Aurea, the gallerist’s desk

In the evolving lexicon of contemporary design, where the boundaries between utility, sculpture, and narrative continue to dissolve, Milano Design Week 2026 offers yet another meditation on the role of authorship in space-making. At the center of this discourse is Moiré Gallery Milano—an art, fashion, and design platform located in the Quadrilatero district at Via Borgospesso 18—presenting Aurea, the gallerist’s desk, a work that reframes the most private instrument of the gallery ecosystem as a public statement of aesthetic intent.

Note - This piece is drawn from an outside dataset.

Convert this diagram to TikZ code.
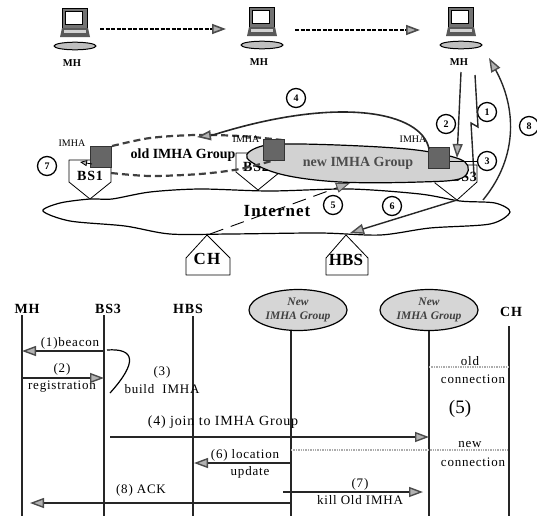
\documentclass[tikz,border=0pt]{standalone}
\usepackage{fontspec}
\setmainfont{Liberation Serif}
\newfontfamily\spaced[LetterSpace=6]{Liberation Serif}
\usetikzlibrary{arrows.meta,shapes.geometric}
\tikzset{
 gtip/.style={-{Triangle[fill=gray!60,color=black!70,length=14pt,width=10pt]}},
 wire/.style={line width=1.4pt,draw=black!85},
 life/.style={line width=1.5pt,draw=black!85},
 num/.style={circle,draw,line width=1.3pt,minimum size=19pt,inner sep=0pt,fill=white,font=\bfseries\fontsize{10}{10}\selectfont},
 lab/.style={inner sep=0pt,font=\spaced\fontsize{13}{13}\selectfont},
 big/.style={inner sep=0pt,font=\bfseries\spaced\fontsize{14}{14}\selectfont},
 small/.style={inner sep=0pt,font=\bfseries\fontsize{10.5}{10.5}\selectfont},
 imha/.style={inner sep=0pt,font=\fontsize{10}{10}\selectfont},
 sq/.style={fill=black!60,draw=black!80,inner sep=0pt,minimum width=21pt,minimum height=21pt},
 gp/.style={ellipse,draw,line width=1.2pt,fill=gray!32,minimum width=98pt,minimum height=41pt,inner sep=0pt,align=center,font=\bfseries\itshape\fontsize{11.5}{14}\selectfont,text=black!75},
 faint/.style={gray!65,densely dotted,line width=1.4pt},
 pent/.style={draw,line width=.8pt,fill=white,line join=round},
 laptop/.pic={
  \draw[line width=.8pt,fill=black!55] (-12.5,-26) rectangle (12.5,-6);
  \draw[line width=.6pt,fill=white] (-9.5,-23) rectangle (7,-10);
  \fill[black!65] (-13,-6) -- (13,-6) -- (15,3) -- (-15,3) -- cycle;
  \fill[gray!35] (-11,-4) rectangle (11,-1);
  \draw[line width=1pt,fill=gray!50] (0,12) ellipse (21pt and 3.8pt);
 }
}
\begin{document}
\begin{tikzpicture}[x=1pt,y=-1pt]
\useasboundingbox (0,0) rectangle (537,520);
% laptops
\pic at (75,34) {laptop};
\pic at (262,33) {laptop};
\pic at (461,33) {laptop};
\node[small] (mh1) at (72,63) {MH};
\node[small] (mh2) at (259,62) {MH};
\node[small] (mh3) at (459,62) {MH};
\coordinate (l1) at (100,29); \coordinate (l1e) at (226,29);
\coordinate (l2) at (295,30); \coordinate (l2e) at (420,30);
\draw[gtip,line width=1.6pt,dash pattern=on 4pt off 1.5pt] (l1) -- (l1e);
\draw[gtip,line width=1.6pt,dash pattern=on 4pt off 1.5pt] (l2) -- (l2e);
% Internet cloud
\draw[line width=1.2pt,fill=white] plot[smooth cycle,tension=.5] coordinates {(43,211) (60,203) (90,199) (112,199) (150,192) (200,189) (270,191) (350,189) (420,194) (460,201) (495,203) (510,212) (490,224) (430,228) (380,235) (320,233) (230,234) (170,234) (125,226) (70,221)};
\node[inner sep=0pt,font=\bfseries\spaced\fontsize{17}{17}\selectfont] (net) at (277,211) {Internet};
% base stations
\draw[pent] (69,160) -- (69,182) -- (90,199) -- (111,182) -- (111,160) -- cycle;
\draw[pent] (236,153) -- (236,172) -- (258,190) -- (280,172) -- (280,153) -- cycle;
\draw[pent] (435,165) -- (435,183) -- (457,200) -- (477,182) -- (477,165) -- cycle;
\draw[pent] (186,258) -- (207,235) -- (230,258) -- (230,275) -- (186,275) -- cycle;
\draw[pent] (326,258) -- (346,235) -- (368,258) -- (368,275) -- (326,275) -- cycle;
\node[big] (bs1) at (90,176) {BS1};
\node[big] (bs2) at (256,167) {BS2};
\node[big] (bs3) at (464,177) {BS3};
\node[inner sep=0pt,font=\bfseries\spaced\fontsize{17}{17}\selectfont] (ch) at (207,259) {CH};
\node[inner sep=0pt,font=\bfseries\fontsize{17}{17}\selectfont] (hbs) at (346,260) {HBS};
% new group
\draw[line width=1.2pt,fill=gray!35] plot[smooth cycle,tension=.6] coordinates {(247,158) (262,146) (300,144) (380,147) (430,152) (465,162) (462,178) (420,182) (340,182) (280,174)};
\node[inner sep=0pt,font=\bfseries\fontsize{14}{14}\selectfont,text=black!70] (newg) at (358,163) {new IMHA Group};
% old group
\draw[line width=2.2pt,draw=black!75,dash pattern=on 7pt off 4pt] plot[smooth,tension=.5] coordinates {(111,173) (150,176) (200,174) (240,169) (275,160)};
\draw[line width=2.2pt,draw=black!75,dash pattern=on 7pt off 4pt] plot[smooth,tension=.5] coordinates {(112,146) (150,138) (195,135) (240,136) (282,140)};
\node[inner sep=0pt,font=\bfseries\fontsize{14}{14}\selectfont] (oldg) at (183,155) {old IMHA Group};
% IMHA squares
\node[sq] (s1) at (101,157) {};
\node[sq] (s2) at (274,150) {};
\node[sq] (s3) at (439,158) {};
\node[imha] (im1) at (72,143) {IMHA};
\node[imha] (im2) at (246,139) {IMHA};
\node[imha] (im3) at (413,139) {IMHA};
% numbered circles
\node[num] (n7) at (47,166) {7};
\node[num] (n4) at (296,98) {4};
\node[num] (n2) at (446,124) {2};
\node[num] (n1) at (487,112) {1};
\node[num] (n3) at (487,161) {3};
\node[num] (n8) at (529,126) {8};
\node[num] (n5) at (333,205) {5};
\node[num] (n6) at (392,206) {6};
% top connectors
\coordinate (a4s) at (429,149); \coordinate (a4e) at (197,137);
\draw[gtip,wire,line width=1.6pt] (a4s) .. controls (422,112) and (340,95) .. (213,135) -- (a4e);
\coordinate (a2s) at (461,72); \coordinate (a2e) at (457,158);
\draw[gtip,wire] (a2s) -- (a2e);
\coordinate (b1) at (475,75); \coordinate (b2) at (478,127); \coordinate (b3) at (471,123); \coordinate (b4) at (474,175);
\draw[wire] (b1) -- (b2) -- (b3) -- (b4);
\draw[line width=.9pt] (s3.east |- n3) -- (n3);
\coordinate (a8s) at (483,200); \coordinate (a8e) at (489,58);
\draw[gtip,wire] (a8s) .. controls (520,155) and (515,105) .. (a8e);
\coordinate (a6s) at (457,200); \coordinate (a6e) at (350,233);
\draw[gtip,wire] (a6s) -- (a6e);
\coordinate (a5s) at (210,234); \coordinate (a5e) at (350,183);
\draw[gtip,line width=.9pt,dash pattern=on 14pt off 8pt] (a5s) -- (a5e);
\coordinate (a7s) at (92,164); \coordinate (a7e) at (80,162);
\draw[-{Triangle[fill=gray!60,length=7pt,width=6pt]},line width=.8pt] (a7s) -- (a7e);
% sequence heads
\node[big] (hmh) at (27,309) {MH};
\node[big] (hbs3) at (108,309) {BS3};
\node[big] (hhbs) at (188,309) {HBS};
\node[big] (hch) at (511,312) {CH};
\node[gp] (g1) at (298,310) {New\\IMHA Group};
\node[gp] (g2) at (429,310) {New\\IMHA Group};
% lifelines
\coordinate (e1) at (22,516); \coordinate (e2) at (104,516); \coordinate (e3) at (193,516);
\coordinate (e4) at (291,516); \coordinate (e5) at (429,516); \coordinate (e6) at (509,516);
\draw[life] (22,315) -- (e1);
\draw[life] (104,315) -- (e2);
\draw[life] (193,316) -- (e3);
\draw[life] (291,331) -- (e4);
\draw[life] (429,331) -- (e5);
\draw[life] (509,326) -- (e6);
% messages
\draw[gtip,wire] (104,351) -- (22,351);
\node[lab] (m1) at (70,343) {(1)beacon};
\draw[gtip,wire] (22,378) -- (104,378);
\node[lab] (m2) at (62,369) {(2)};
\node[lab] (m2b) at (62,387) {registration};
\draw[line width=1.2pt] (107,350) .. controls (135,348) and (138,362) .. (110,393);
\node[lab] (m3) at (162,372) {(3)};
\node[lab] (m3b) at (162,389) {build\ \ IMHA};
\node[inner sep=0pt,font=\spaced\fontsize{14}{14}\selectfont] (m4) at (223,422) {(4) join to IMHA Group};
\draw[gtip,wire] (110,437) -- (429,437);
\draw[faint] (291,450) -- (509,450);
\draw[faint] (429,367) -- (509,367);
\node[lab] (m6) at (245,455) {(6) location};
\node[lab] (m6b) at (250,472) {update};
\draw[gtip,wire] (291,463) -- (194,463);
\node[lab] (m8) at (141,490) {(8) ACK};
\draw[gtip,wire] (291,503) -- (30,503);
\node[lab] (m7) at (360,484) {(7)};
\draw[gtip,wire] (283,492) -- (423,492);
\node[lab] (m7b) at (360,500) {kill Old IMHA};
\node[lab] (o1) at (470,361) {old};
\node[lab] (o2) at (473,379) {connection};
\node[inner sep=0pt,font=\fontsize{19}{19}\selectfont] (five) at (460,409) {(5)};
\node[lab] (o3) at (470,444) {new};
\node[lab] (o4) at (473,462) {connection};
\end{tikzpicture}
\end{document}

Conceived by architect and designer Isabella Garbagnati, a descendant of Gio Ponti, Aurea operates within a lineage that is less about inheritance than interpretation. It is not a nostalgic echo of Italian modernism, but rather a disciplined continuation of its principles—lightness, structural clarity, and the elevation of everyday objects into architectural thought.

The desk’s composition is deliberately restrained yet materially assertive. A glass top establishes visual weightlessness, dissolving the boundary between object and environment. Beneath it, an off-center base finished in gold leaf asserts a sculptural presence that is both asymmetrical and intentional—an articulation of tension rather than symmetry. The interior structure reveals concealed shelving, integrating functionality without compromising the purity of silhouette. It is here that Aurea reveals its conceptual intelligence: utility is not hidden in compromise, but embedded as architecture.

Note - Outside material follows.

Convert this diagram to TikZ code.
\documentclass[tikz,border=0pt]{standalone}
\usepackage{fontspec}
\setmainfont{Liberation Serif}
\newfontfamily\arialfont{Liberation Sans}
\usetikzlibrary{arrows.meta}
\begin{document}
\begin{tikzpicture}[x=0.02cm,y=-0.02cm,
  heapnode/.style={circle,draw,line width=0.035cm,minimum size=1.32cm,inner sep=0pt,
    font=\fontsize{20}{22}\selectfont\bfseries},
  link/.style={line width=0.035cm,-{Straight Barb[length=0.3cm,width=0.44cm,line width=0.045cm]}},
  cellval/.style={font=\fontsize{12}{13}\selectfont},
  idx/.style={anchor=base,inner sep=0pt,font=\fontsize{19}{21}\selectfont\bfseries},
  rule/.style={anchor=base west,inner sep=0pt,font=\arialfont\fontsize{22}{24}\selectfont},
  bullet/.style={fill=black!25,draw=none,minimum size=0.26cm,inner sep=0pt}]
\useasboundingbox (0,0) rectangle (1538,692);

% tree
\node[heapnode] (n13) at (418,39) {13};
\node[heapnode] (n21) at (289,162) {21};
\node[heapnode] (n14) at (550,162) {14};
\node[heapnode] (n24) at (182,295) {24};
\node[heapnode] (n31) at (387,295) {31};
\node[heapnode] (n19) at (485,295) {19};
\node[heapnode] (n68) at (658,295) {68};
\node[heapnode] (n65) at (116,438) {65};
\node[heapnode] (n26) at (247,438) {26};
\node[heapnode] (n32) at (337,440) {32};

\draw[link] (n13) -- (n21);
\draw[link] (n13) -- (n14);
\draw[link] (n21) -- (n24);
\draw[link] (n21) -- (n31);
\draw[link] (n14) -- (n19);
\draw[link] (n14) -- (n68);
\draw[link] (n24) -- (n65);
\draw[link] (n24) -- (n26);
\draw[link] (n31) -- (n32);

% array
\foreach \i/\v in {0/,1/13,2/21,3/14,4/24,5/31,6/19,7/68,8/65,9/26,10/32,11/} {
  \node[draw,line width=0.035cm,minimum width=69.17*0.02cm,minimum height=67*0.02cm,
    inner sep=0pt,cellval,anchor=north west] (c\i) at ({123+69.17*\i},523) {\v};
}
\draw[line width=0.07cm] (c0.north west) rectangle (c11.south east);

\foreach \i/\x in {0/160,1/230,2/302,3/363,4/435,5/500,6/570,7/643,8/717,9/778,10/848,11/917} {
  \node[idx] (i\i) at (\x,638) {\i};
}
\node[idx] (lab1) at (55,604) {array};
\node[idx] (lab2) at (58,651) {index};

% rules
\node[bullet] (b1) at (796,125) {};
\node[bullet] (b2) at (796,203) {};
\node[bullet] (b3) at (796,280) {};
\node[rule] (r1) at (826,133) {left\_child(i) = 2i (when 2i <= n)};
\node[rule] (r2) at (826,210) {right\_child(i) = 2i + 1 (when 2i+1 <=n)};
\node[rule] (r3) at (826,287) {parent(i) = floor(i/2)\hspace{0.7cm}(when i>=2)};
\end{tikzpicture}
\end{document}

The name itself, derived from the Latin aureus—“shining like gold”—extends beyond material reference into conceptual positioning. Gold, in this context, is not ornamental excess but an index of value: labor, curation, and the invisible administrative architectures that underpin cultural production. The moiré marble detailing further anchors the piece to its institutional context, subtly referencing the gallery’s own identity through texture and optical vibration.

Ouafa Lotfi Tahoun, founder and curator of Moiré Gallery Milano, frames the project as an intersection of necessity and authorship: a functional requirement elevated through design intelligence into an object of permanence. The result is not merely a workstation, but an editorialized environment—an object that stages the act of curation itself.

Presented alongside a selection of oil paintings by Pino Biggi (1930–2019), the installation extends its dialogue beyond design into artistic practice. Biggi’s oeuvre—marked by silence, drapery, and chromatic restraint—introduces a counterpoint to Aurea’s material precision. The works, exhibited and made available for sale for the first time exclusively at Moiré Gallery Milano, situate the desk within a broader temporal conversation between object and image, function and memory.

In this pairing, Design Week becomes less an exhibition calendar and more an atmospheric condition—where objects, paintings, and spatial narratives converge into a single curatorial language. Moiré Gallery Milano positions itself not as a passive venue, but as an orchestrator of this convergence: a space where art, fashion, and design are not adjacent disciplines, but overlapping grammars of contemporary culture.

Ultimately, Aurea is less about the desk as typology and more about the desk as ideology. It asks what it means to work within beauty, and whether functionality itself can be elevated to the status of cultural authorship.